Wednesday afternoon, members of Metro Council’s Public Safety Committee received a report about Group Violence Intervention (GVI).
Last year, Mayor Greg Fischer and former United States Attorney Russell Coleman joined community leaders, Louisville Metro Police and Metro Council to announce the new approach to violence prevention.
The multi-step program works by directly engaging those most intimately involved in and affected by violence.
“So, if you look at today’s shooter, 10 times out of 10 times, they were yesterday’s victim. You see where I am going? It’s usually the same unfortunate profile,” explained Paul David Smith, director of Reconciliation at the National Network for Safe Communities, an action research center based at John Jay College of Criminal Justice.
Smith is helping the city implement GVI and gave the Public Safety Committee some of the details of the program.
Although the model works by targeting people on both sides of the violence, Smith said it is not about locking people up.
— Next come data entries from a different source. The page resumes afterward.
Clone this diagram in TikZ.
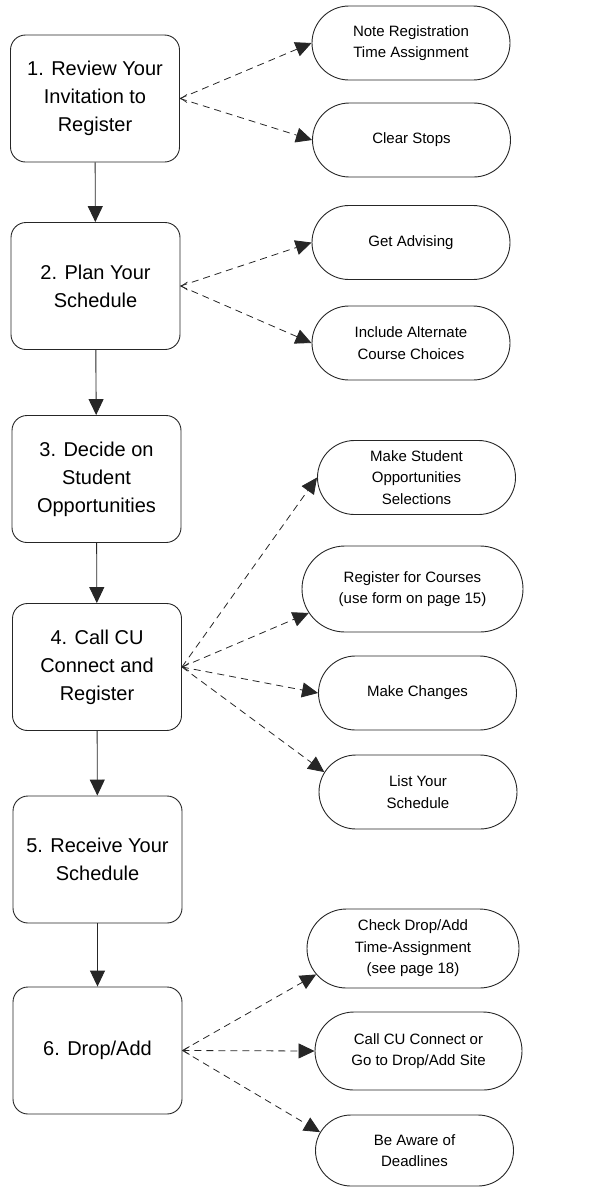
\documentclass[tikz,border=0pt]{standalone}
\usepackage{fontspec}
\setmainfont{Liberation Sans}
\usetikzlibrary{shapes.misc,arrows.meta}
\begin{document}
\begin{tikzpicture}[x=1pt,y=-1pt,
  stepbox/.style={draw=black!85, line width=0.9pt, rectangle, rounded corners=15pt,
    minimum width=169pt, minimum height=127pt, inner sep=0pt, align=center,
    font=\fontsize{20}{28}\selectfont},
  pill/.style={draw=black!85, line width=0.9pt, rounded rectangle, inner sep=0pt,
    minimum width=198pt, minimum height=74pt, align=center,
    font=\fontsize{15}{21.5}\selectfont},
  flow/.style={draw=black!85, line width=0.9pt, -{Triangle[length=16pt,width=15pt]}},
  sub/.style={draw=black!85, line width=0.8pt, dash pattern=on 7pt off 5pt,
    -{Triangle[length=16pt,width=15pt]}},
  tailbarb/.style={draw=black!85, line width=0.7pt}
]
\useasboundingbox (0,0) rectangle (591,1187);
% main steps
\node[stepbox] (b1) at (95,98.5) {1. Review Your\\Invitation to\\Register};
\node[stepbox] (b2) at (95.5,286) {2. Plan Your\\Schedule};
\node[stepbox] (b3) at (96.5,479) {3. Decide on\\Student\\Opportunities};
\node[stepbox] (b4) at (97,667) {4. Call CU\\Connect and\\Register};
\node[stepbox] (b5) at (97.5,859.5) {5. Receive Your\\Schedule};
\node[stepbox] (b6) at (97.5,1050.5) {6. Drop/Add};
% side tasks
\node[pill] (r1) at (411,43) {Note Registration\\Time Assignment};
\node[pill] (r2) at (411.5,140) {Clear Stops};
\node[pill] (r3) at (411,242.5) {Get Advising};
\node[pill] (r4) at (411,343) {Include Alternate\\Course Choices};
\node[pill] (r5) at (416.5,477.5) {Make Student\\Opportunities\\Selections};
\node[pill, minimum width=221pt, minimum height=86pt] (r6) at (412.5,589) {Register for Courses\\(use form on page 15)};
\node[pill] (r7) at (417.5,693) {Make Changes};
\node[pill] (r8) at (418,792) {List Your\\Schedule};
\node[pill, minimum width=212pt, minimum height=79pt] (r9) at (413,948.5) {Check Drop/Add\\Time-Assignment\\(see page 18)};
\node[pill, minimum width=207pt, minimum height=78pt] (r10) at (418.5,1051) {Call CU Connect or\\Go to Drop/Add Site};
\node[pill, minimum height=71pt] (r11) at (414.5,1150.5) {Be Aware of\\Deadlines};
% main flow
\draw[flow] (b1) -- (b2);
\draw[flow] (b2) -- (b3);
\draw[flow] (b3) -- (b4);
\draw[flow] (b4) -- (b5);
\draw[flow] (b5) -- (b6);
% side arrows
\draw[sub] (b1.east) -- (r1.west);
\draw[sub] (b1.east) -- (r2.west);
\draw[sub] (b2.east) -- (r3.west);
\draw[sub] (b2.east) -- (r4.west);
\draw[sub] (b4.east) -- (r5.west);
\draw[sub] (b4.east) -- (r6.193);
\draw[sub] (b4.east) -- (r7.west);
\draw[sub] (b4.east) -- (r8.168);
\draw[sub] (b6.east) -- (r9.195);
\draw[sub] (b6.east) -- (r10.west);
\draw[sub] (b6.east) -- (r11.169);
% small open tips at the sources
\foreach \b in {b1,b2,b4,b6}
  \draw[tailbarb] ([xshift=7pt,yshift=-4pt]\b.east) -- ([xshift=1pt]\b.east) -- ([xshift=7pt,yshift=4pt]\b.east);
\end{tikzpicture}
\end{document}
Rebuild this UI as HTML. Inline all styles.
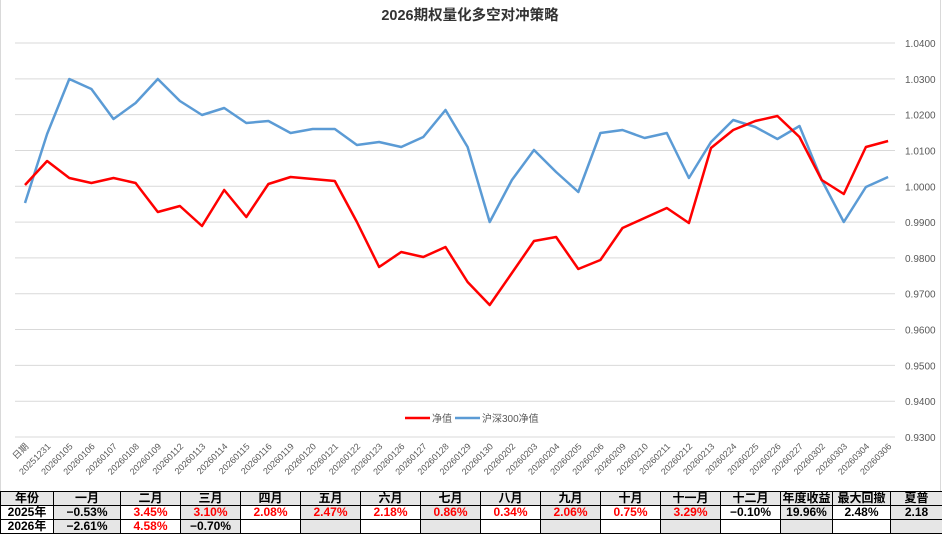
<!DOCTYPE html>
<html><head><meta charset="utf-8"><style>
body{margin:0;width:942px;height:534px;overflow:hidden;background:#fff;font-family:"Liberation Sans","Noto Sans CJK SC",sans-serif;}
svg{position:absolute;left:0;top:0}
table{position:absolute;left:0;top:491px;border-collapse:collapse;table-layout:fixed;width:942px}
td{border:1px solid #000;height:13px;padding:0;text-align:center;font-weight:bold;font-size:12px;line-height:13px;white-space:nowrap;overflow:hidden}
.g{background:#e6e6e6}.r{color:#f00}
</style></head><body>
<svg width="942" height="491" xmlns="http://www.w3.org/2000/svg">
<line x1="0.5" y1="0" x2="0.5" y2="491" stroke="#d9d9d9"/>
<line x1="940.5" y1="0" x2="940.5" y2="491" stroke="#d9d9d9"/>
<text x="470" y="20" text-anchor="middle" font-size="14.5" font-weight="bold" fill="#333" font-family="Liberation Sans,Noto Sans CJK SC,sans-serif">2026期权量化多空对冲策略</text>
<g stroke="#d9d9d9" stroke-width="1" id="grid"></g>
<g font-size="10" fill="#595959" id="ylab"></g>
<g font-size="9" fill="#595959" id="xlab"></g>
<polyline id="blue" fill="none" stroke="#5b9bd5" stroke-width="2.5" stroke-linejoin="round"/>
<polyline id="red" fill="none" stroke="#ff0000" stroke-width="2.5" stroke-linejoin="round"/>
<line x1="405" y1="418" x2="430" y2="418" stroke="#ff0000" stroke-width="2.5"/>
<text x="432" y="422" font-size="10" fill="#595959">净值</text>
<line x1="455" y1="418" x2="480" y2="418" stroke="#5b9bd5" stroke-width="2.5"/>
<text x="482" y="422" font-size="10" fill="#595959">沪深300净值</text>
</svg>
<table>
<colgroup><col style="width:53px"><col style="width:67px"><col style="width:60px"><col style="width:60px"><col style="width:60px"><col style="width:60px"><col style="width:60px"><col style="width:60px"><col style="width:60px"><col style="width:60px"><col style="width:60px"><col style="width:60px"><col style="width:60px"><col style="width:52px"><col style="width:58px"><col style="width:52px"></colgroup>
<tr class="g"><td>年份</td><td>一月</td><td>二月</td><td>三月</td><td>四月</td><td>五月</td><td>六月</td><td>七月</td><td>八月</td><td>九月</td><td>十月</td><td>十一月</td><td>十二月</td><td>年度收益</td><td>最大回撤</td><td>夏普</td></tr>
<tr><td>2025年</td><td class="g">−0.53%</td><td class="r">3.45%</td><td class="g r">3.10%</td><td class="r">2.08%</td><td class="g r">2.47%</td><td class="r">2.18%</td><td class="g r">0.86%</td><td class="r">0.34%</td><td class="g r">2.06%</td><td class="r">0.75%</td><td class="g r">3.29%</td><td>−0.10%</td><td class="g">19.96%</td><td>2.48%</td><td class="g">2.18</td></tr>
<tr><td>2026年</td><td class="g">−2.61%</td><td class="r">4.58%</td><td class="g">−0.70%</td><td></td><td class="g"></td><td></td><td class="g"></td><td></td><td class="g"></td><td></td><td class="g"></td><td></td><td class="g"></td><td></td><td class="g"></td></tr>
</table>
<script>
var NS="http://www.w3.org/2000/svg";
function el(t,a,p,txt){var e=document.createElementNS(NS,t);for(var k in a)e.setAttribute(k,a[k]);if(txt)e.textContent=txt;document.getElementById(p).appendChild(e);}
for(var i=0;i<12;i++){var v=1.04-i*0.01,y=43+i*35.82;el("line",{x1:15,x2:895,y1:y,y2:y},"grid");el("text",{x:905,y:y+4},"ylab",v.toFixed(4));}
var d=["日期","20251231","20260105","20260106","20260107","20260108","20260109","20260112","20260113","20260114","20260115","20260116","20260119","20260120","20260121","20260122","20260123","20260126","20260127","20260128","20260129","20260130","20260202","20260203","20260204","20260205","20260206","20260209","20260210","20260211","20260212","20260213","20260224","20260225","20260226","20260227","20260302","20260303","20260304","20260306"];
var red=[185,161,178,183,178,183,212,206,226,190,217,184,177,179,181,222,267,252,257,247,282,305,273,241,237,269,260,228,218,208,223,148,130,121,116,137,180,194,147,141];
var blue=[203,134,79,89,119,103,79,101,115,108,123,121,133,129,129,145,142,147,137,110,147,222,180,150,172,192,133,130,138,133,178,142,120,127,139,126,180,222,187,177];
function pts(a){return a.map(function(y,i){return (25+22.13*i).toFixed(1)+","+y}).join(" ");}
document.getElementById("red").setAttribute("points",pts(red));
document.getElementById("blue").setAttribute("points",pts(blue));
d.forEach(function(s,i){var x=25+22.13*i+4,y=447;el("text",{x:x,y:y,"text-anchor":"end",transform:"rotate(-45 "+x+" "+y+")"},"xlab",s);});
</script>
</body></html>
In fact, Smith said, “The mission is to keep people safe, alive and out of prison.”
The program includes law enforcement, civilians and even utilizes former inmates to reach people in the danger zone. As Smith told council members, some of the conversations are very direct.
“You’ll have a person who was a formerly incarcerated, someone who’s been there, done that, turned their lives around and is able to say, you don’t want to go through what I’ve been through.
“You cannot do ten years standing on your head while you’re in prison. Nobody’s going to come see you and put money on your books except your momma,” Smith said. “And if your momma dies while you’re away, you’re not getting out to go see her. Do not go down this path? Stop your violence.”
Smith said GVI officially started earlier this year when the first custom notification was made.
“The Louisville partnership has done close to 50 custom notifications and close to 50 community and police responses to victims of violence,” he said. “And of those individuals and groups that are represented, of the individuals who have received the messaging, one has been involved in violence again, post message and that was as a victim.”
Smith said the program has helped reduce violence in other cities and feels confident it will do the same in Metro Louisville. He says to succeed, it will take people working together to share the message and get the job done.